◆ Requirement ◆
Make an exact copy of the lines, leaving the pictures out.

[start Collected data]

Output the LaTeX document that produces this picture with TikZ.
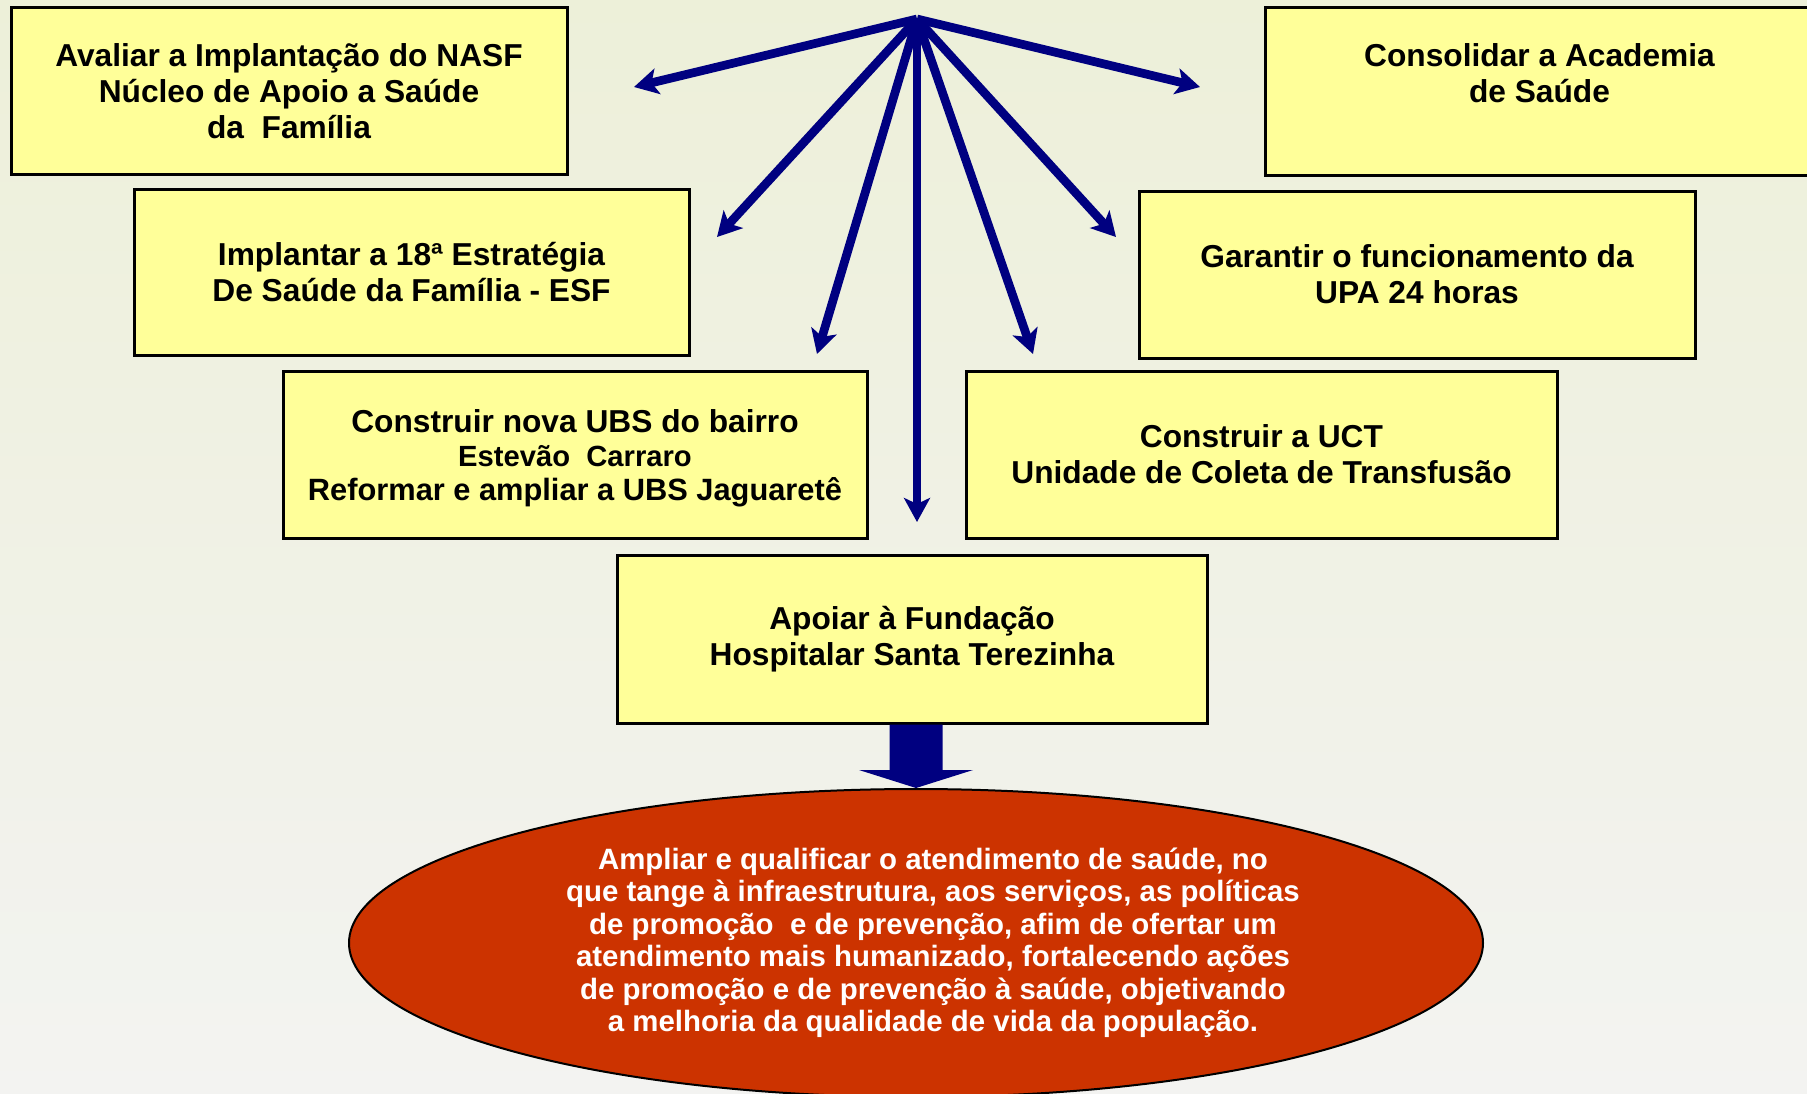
\documentclass[tikz,border=0pt]{standalone}
\usepackage{fontspec}
\setmainfont{Liberation Sans}
\usetikzlibrary{arrows.meta,shapes.geometric,calc}
\definecolor{boxyellow}{HTML}{FFFF99}
\definecolor{navyblue}{HTML}{000080}
\definecolor{goalred}{HTML}{CC3300}
\definecolor{bgtop}{HTML}{EDF0D9}
\definecolor{bgmid}{HTML}{F5F5F0}
\definecolor{bgbot}{HTML}{F3F3F1}
\newcommand\lowerln[1]{\raisebox{-4pt}[\height][\depth]{#1}}
\tikzset{
  boxnode/.style={draw=black, line width=3pt, fill=boxyellow, align=center,
    inner sep=0pt, minimum height=167pt,
    font=\fontsize{31.7pt}{36pt}\selectfont\bfseries},
  fanarrow/.style={draw=navyblue, line width=8.7pt,
    -{Stealth[length=24pt,width=26pt,inset=6pt]}},
  goalnode/.style={ellipse, draw=black, line width=2pt, fill=goalred,
    inner sep=0pt, minimum width=1134pt, minimum height=308pt},
  goaltextnode/.style={text=white, align=center, inner sep=0pt,
    font=\fontsize{29.4pt}{32.5pt}\selectfont\bfseries}
}
\begin{document}
\begin{tikzpicture}[x=1pt,y=-1pt]
\useasboundingbox (0,0) rectangle (1807,1093);
\shade[top color=bgtop, middle color=bgmid, bottom color=bgbot] (0,0) rectangle (1807,1093);

% boxes
\node[boxnode, minimum width=556pt] (b1) at (289,91)
  {Avaliar a Implantação do NASF\\Núcleo de Apoio a Saúde\\da~~Família};
\node[boxnode, minimum width=549pt, minimum height=168pt] (b2) at (1539.5,91)
  {Consolidar a Academia\\de Saúde\\\mbox{}};
\node[boxnode, minimum width=555pt, minimum height=166pt] (b3) at (411.5,272)
  {Implantar a 18ª Estratégia\\De Saúde da Família - ESF};
\node[boxnode, minimum width=556pt] (b4) at (1417,274.5)
  {Garantir o funcionamento da\\UPA 24 horas};
\node[boxnode, minimum width=584pt, font=\fontsize{31.7pt}{34pt}\selectfont\bfseries] (b5) at (575,454.5)
  {\lowerln{Construir nova UBS do bairro}\\{\fontsize{29.2pt}{34pt}\selectfont\lowerln{Estevão~~Carraro}}\\{\fontsize{30.8pt}{34pt}\selectfont\lowerln{Reformar e ampliar a UBS Jaguaretê}}};
\node[boxnode, minimum width=591pt] (b6) at (1261.5,454.5)
  {Construir a UCT\\Unidade de Coleta de Transfusão};
\node[boxnode, minimum width=590pt, minimum height=168pt] (b7) at (912,639)
  {Apoiar à Fundação\\Hospitalar Santa Terezinha};

% goal ellipse
\node[goalnode] (goal) at (916,943) {};
\node[goaltextnode] (goaltext) at (933,943)
  {Ampliar e qualificar o atendimento de saúde, no\\
   que tange à infraestrutura, aos serviços, as políticas\\
   de promoção~~e de prevenção, afim de ofertar um\\
   atendimento mais humanizado, fortalecendo ações\\
   de promoção e de prevenção à saúde, objetivando\\
   a melhoria da qualidade de vida da população.};

% block arrow from b7 to goal
\coordinate (ba) at (b7.south -| goal.north);
\fill[navyblue] ($(ba)+(-26.5,0)$) -- ($(ba)+(26.5,0)$)
  -- ($(goal.north)+(26.5,-18)$) -- ($(goal.north)+(57,-18)$)
  -- (goal.north) -- ($(goal.north)+(-57,-18)$)
  -- ($(goal.north)+(-26.5,-18)$) -- cycle;

% fan of arrows
\coordinate (hub) at (917,19);
\coordinate (t1) at (634,87);
\coordinate (t2) at (717,237);
\coordinate (t3) at (817,354);
\coordinate (t4) at (917,522);
\coordinate (t5) at (1033,354);
\coordinate (t6) at (1116,237);
\coordinate (t7) at (1200,87);
\foreach \t in {t1,t2,t3,t4,t5,t6,t7} {
  \draw[fanarrow] (hub) -- (\t);
}
\end{tikzpicture}
\end{document}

[end Collected data]

◆ Result of this task ◆
Output the LaTeX document that produces this picture with TikZ.
\documentclass[tikz,border=0pt]{standalone}
\usepackage{fontspec}
\setmainfont{Liberation Sans}
\usetikzlibrary{arrows.meta,shapes.geometric,calc}
\definecolor{boxyellow}{HTML}{FFFF99}
\definecolor{navyblue}{HTML}{000080}
\definecolor{goalred}{HTML}{CC3300}
\definecolor{bgtop}{HTML}{EDF0D9}
\definecolor{bgmid}{HTML}{F5F5F0}
\definecolor{bgbot}{HTML}{F3F3F1}
\newcommand\lowerln[1]{\raisebox{-4pt}[\height][\depth]{#1}}
\tikzset{
  boxnode/.style={draw=black, line width=3pt, fill=boxyellow, align=center,
    inner sep=0pt, minimum height=167pt,
    font=\fontsize{31.7pt}{36pt}\selectfont\bfseries},
  fanarrow/.style={draw=navyblue, line width=8.7pt,
    -{Stealth[length=24pt,width=26pt,inset=6pt]}},
  goalnode/.style={ellipse, draw=black, line width=2pt, fill=goalred,
    inner sep=0pt, minimum width=1134pt, minimum height=308pt},
  goaltextnode/.style={text=white, align=center, inner sep=0pt,
    font=\fontsize{29.4pt}{32.5pt}\selectfont\bfseries}
}
\begin{document}
\begin{tikzpicture}[x=1pt,y=-1pt]
\useasboundingbox (0,0) rectangle (1807,1093);
\shade[top color=bgtop, middle color=bgmid, bottom color=bgbot] (0,0) rectangle (1807,1093);

% boxes
\node[boxnode, minimum width=556pt] (b1) at (289,91)
  {Avaliar a Implantação do NASF\\Núcleo de Apoio a Saúde\\da~~Família};
\node[boxnode, minimum width=549pt, minimum height=168pt] (b2) at (1539.5,91)
  {Consolidar a Academia\\de Saúde\\\mbox{}};
\node[boxnode, minimum width=555pt, minimum height=166pt] (b3) at (411.5,272)
  {Implantar a 18ª Estratégia\\De Saúde da Família - ESF};
\node[boxnode, minimum width=556pt] (b4) at (1417,274.5)
  {Garantir o funcionamento da\\UPA 24 horas};
\node[boxnode, minimum width=584pt, font=\fontsize{31.7pt}{34pt}\selectfont\bfseries] (b5) at (575,454.5)
  {\lowerln{Construir nova UBS do bairro}\\{\fontsize{29.2pt}{34pt}\selectfont\lowerln{Estevão~~Carraro}}\\{\fontsize{30.8pt}{34pt}\selectfont\lowerln{Reformar e ampliar a UBS Jaguaretê}}};
\node[boxnode, minimum width=591pt] (b6) at (1261.5,454.5)
  {Construir a UCT\\Unidade de Coleta de Transfusão};
\node[boxnode, minimum width=590pt, minimum height=168pt] (b7) at (912,639)
  {Apoiar à Fundação\\Hospitalar Santa Terezinha};

% goal ellipse
\node[goalnode] (goal) at (916,943) {};
\node[goaltextnode] (goaltext) at (933,943)
  {Ampliar e qualificar o atendimento de saúde, no\\
   que tange à infraestrutura, aos serviços, as políticas\\
   de promoção~~e de prevenção, afim de ofertar um\\
   atendimento mais humanizado, fortalecendo ações\\
   de promoção e de prevenção à saúde, objetivando\\
   a melhoria da qualidade de vida da população.};

% block arrow from b7 to goal
\coordinate (ba) at (b7.south -| goal.north);
\fill[navyblue] ($(ba)+(-26.5,0)$) -- ($(ba)+(26.5,0)$)
  -- ($(goal.north)+(26.5,-18)$) -- ($(goal.north)+(57,-18)$)
  -- (goal.north) -- ($(goal.north)+(-57,-18)$)
  -- ($(goal.north)+(-26.5,-18)$) -- cycle;

% fan of arrows
\coordinate (hub) at (917,19);
\coordinate (t1) at (634,87);
\coordinate (t2) at (717,237);
\coordinate (t3) at (817,354);
\coordinate (t4) at (917,522);
\coordinate (t5) at (1033,354);
\coordinate (t6) at (1116,237);
\coordinate (t7) at (1200,87);
\foreach \t in {t1,t2,t3,t4,t5,t6,t7} {
  \draw[fanarrow] (hub) -- (\t);
}
\end{tikzpicture}
\end{document}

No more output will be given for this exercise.